Fairest Isle, all Isles Excelling, Seat of Pleasure and of Love;
Venus, here, will choose her Dwelling, and forsake her Cyprian grove.

Cupid from his Fav'rite Nation, Care and Envy will Remove;
Jealousie, that poysons Passion, and Despair that dies for Love.

Gentle Murmurs, sweet Complaining, Sighs that blow the Fire of Love;
Soft Repulses, kind Disdaining, shall be all the Pains you prove.

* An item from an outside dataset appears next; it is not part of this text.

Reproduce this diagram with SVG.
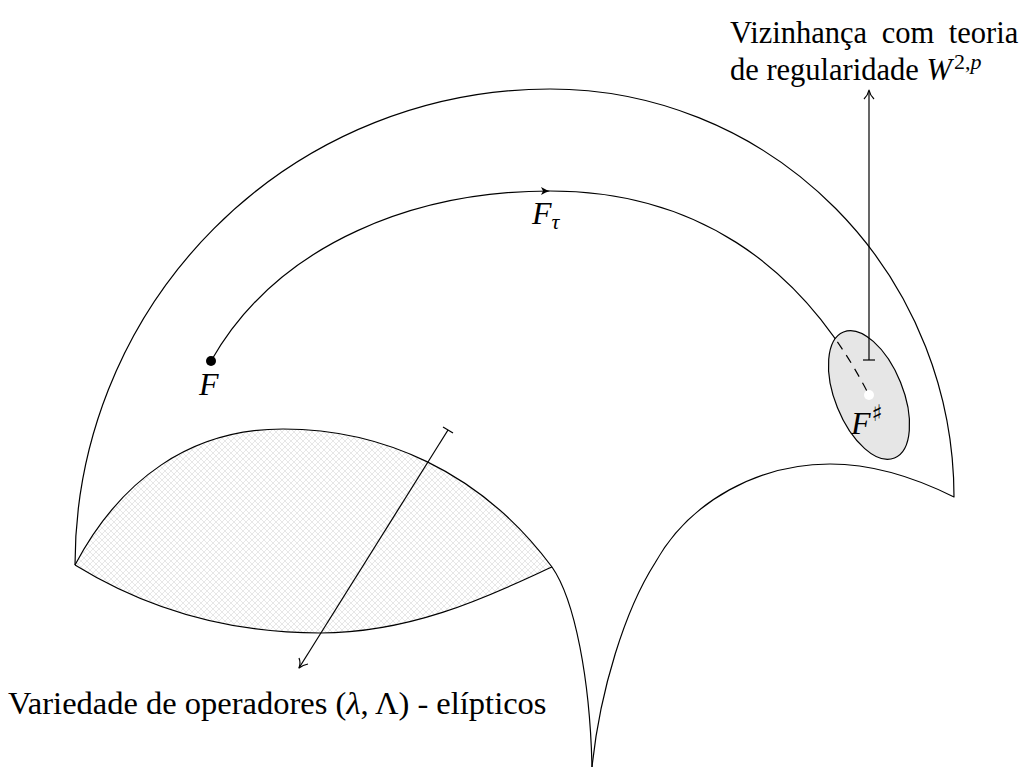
<svg xmlns="http://www.w3.org/2000/svg" width="1029" height="769" viewBox="0 0 1029 769">
<style>
.ln{fill:none;stroke:#000;stroke-width:1.2;stroke-linejoin:round}
.txt{font-family:"Liberation Serif","Times New Roman",serif;font-size:32.5px;fill:#000}
.top{font-family:"Liberation Serif","Times New Roman",serif;font-size:30.5px;fill:#000}
.math{font-family:"Liberation Serif","Times New Roman",serif;font-style:italic;font-size:32px;fill:#000}
.sym{font-family:"DejaVu Sans","DejaVu Serif",sans-serif;font-style:normal}
</style>
<defs>
<pattern id="hatch" width="6" height="6" patternUnits="userSpaceOnUse">
<rect width="6" height="6" fill="#fff"/>
<path d="M0,0 L6,6 M6,0 L0,6" stroke="#d6d6d6" stroke-width="0.6"/>
</pattern>
<clipPath id="ellclip"><ellipse cx="0" cy="0" rx="68" ry="34" transform="translate(869,395) rotate(68)"/></clipPath>
</defs>
<rect width="1029" height="769" fill="#fff"/>

<g id="lens">
<path d="M75,565 C120,480 190,429 283,429 C380,429 480,470 552,567 C505,588 420,633 320,633 C220,633 140,605 75,565 Z" fill="url(#hatch)" stroke="none"/>
<path class="ln" d="M552,567 C505,588 420,633 320,633 C220,633 140,605 75,565"/>
</g>

<g id="region">
<path class="ln" d="M75,565 A475,476 0 0 1 550,89 A404,408 0 0 1 954,497 C910,475 870,464 830,464 C760,464 690,500 655,563 C625,610 600,690 592,767"/>
<path class="ln" d="M75,565 C120,480 190,429 283,429 C380,429 480,470 552,567 C575,600 590,680 592,767"/>
</g>

<g id="flow">
<path class="ln" d="M211,361 C280,240 420,191 550,191 C690,191 800,260 869,395"/>
<path d="M541,187 Q546,190 550,191 Q546,192 541,195 L543,191 Z" fill="#000"/>
</g>

<g id="neighbourhood">
<ellipse cx="0" cy="0" rx="68" ry="34" transform="translate(869,395) rotate(68)" fill="#e6e6e6" stroke="#000" stroke-width="1.2"/>
<path class="ln" d="M211,361 C280,240 420,191 550,191 C690,191 800,260 869,395" stroke-dasharray="9,7" clip-path="url(#ellclip)"/>
<circle cx="869" cy="395" r="5" fill="#fff"/>
<text class="math" x="851" y="434">F<tspan class="sym" font-size="23" dx="1" dy="-13">♯</tspan></text>
</g>

<g id="pointF">
<circle cx="211" cy="361" r="5" fill="#000"/>
<text class="math" x="199" y="395">F</text>
</g>

<g id="labelFtau">
<text class="math" x="532" y="224">F<tspan font-size="22" dy="5">τ</tspan></text>
</g>

<g id="connectors">
<path class="ln" d="M869,360 L869,91"/>
<path class="ln" d="M863,360 L875,360"/>
<path class="ln" d="M864,99 Q868,95 869,90 Q870,95 874,99"/>
<path class="ln" d="M448,430 L299,668"/>
<path class="ln" d="M443,427 L453,433"/>
<path class="ln" d="M299,658 Q301,663 299,668 Q303,665 308,664"/>
</g>

<g id="labelTop">
<text class="top" x="730" y="43" word-spacing="7">Vizinhança com teoria</text>
<text class="top" x="730" y="80">de regularidade <tspan font-style="italic">W</tspan><tspan font-size="22" dx="2" dy="-11">2,<tspan font-style="italic">p</tspan></tspan></text>
</g>

<g id="labelBottom">
<text class="txt" x="8" y="714">Variedade de operadores (<tspan font-style="italic">λ</tspan>, Λ) - elípticos</text>
</g>
</svg>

Every Swain shall pay his Duty, grateful every Nymph shall prove;
And as these Excel in Beauty, those shall be Renown’d for Love.

== Music and lyric ==

"Fairest Isle" forms part of a sequence of songs, dramatically somewhat unconnected, which form the masque in act 5 of King Arthur. It is sung by Venus, a soprano part, and takes the form of a minuet in which, according to Grove, the "noble melody is supported by richly dissonant harmony". Being in triple time it might have seemed ill-assorted with Dryden's lyrics, which are in duple metre, but for Purcell's art in reconciling the different metres. At the time this was a quite common practice for English composers, necessitated by the dominance of duple metre in 17th-century English poetry. An instrumental arrangement of "Fairest Isle" is preserved in Purcell's Ayres for the Theatre and presumably was intended to be played at some point in King Arthur, but precisely where is not known.

== Reception ==

In the general neglect which befell most of Purcell's secular music in the century after his death in 1695, "Fairest Isle" was one of a small number of patriotic songs by him – others include "Genius of England", "Britons, Strike Home!" and "Let the Soldiers Rejoice" – which maintained a regular presence on the stage and in the concert hall. Charles Wesley's hymn "Love Divine, All Loves Excelling" was first sung to Purcell's music for "Fairest Isle", and in places echoes its lyrics. In 1770, when David Garrick staged a version of King Arthur deprived of many of Purcell's songs, particularly those in the act 5 masques, "Fairest Isle" survived the cuts. Charles Burney, in the third volume of his General History of Music (1789), wrote that "This is one of the few airs that time has not the power to injure. It is of all ages and countries." Its popularity nevertheless waned from the mid-19th century until the early 20th. Among those who revived its reputation were Jack Westrup, who wrote of it as a "spacious tune" that expressed an unostentatious "patriotism of the spirit" rather than the patriotism of banners and bugles, and Robert T. White, who considered it one of the greatest songs in the whole of the old English repertoire. It is now considered by many to be Purcell's greatest song, and has been lauded as a "sublime soprano solo" of "the most tender poise and elegant gravity". Its lyric has been called one of the most famous in the English language. In 1995, the 300th anniversary of Purcell's death, the BBC launched a year-long festival of British music under the title "Fairest Isle". It was ushered in by a radio play, Steven Wyatt's Fairest Isle, a documentary drama about the writing and first production of King Arthur in which the eponymous song figured repeatedly. Singers who have recorded "Fairest Isle" include Nancy Argenta, Catherine Bott, James Bowman, April Cantelo, Alfred Deller, Paul Esswood, Heather Harper, Yvonne Kenny, Felicity Lott, Andreas Scholl, and Maggie Teyte.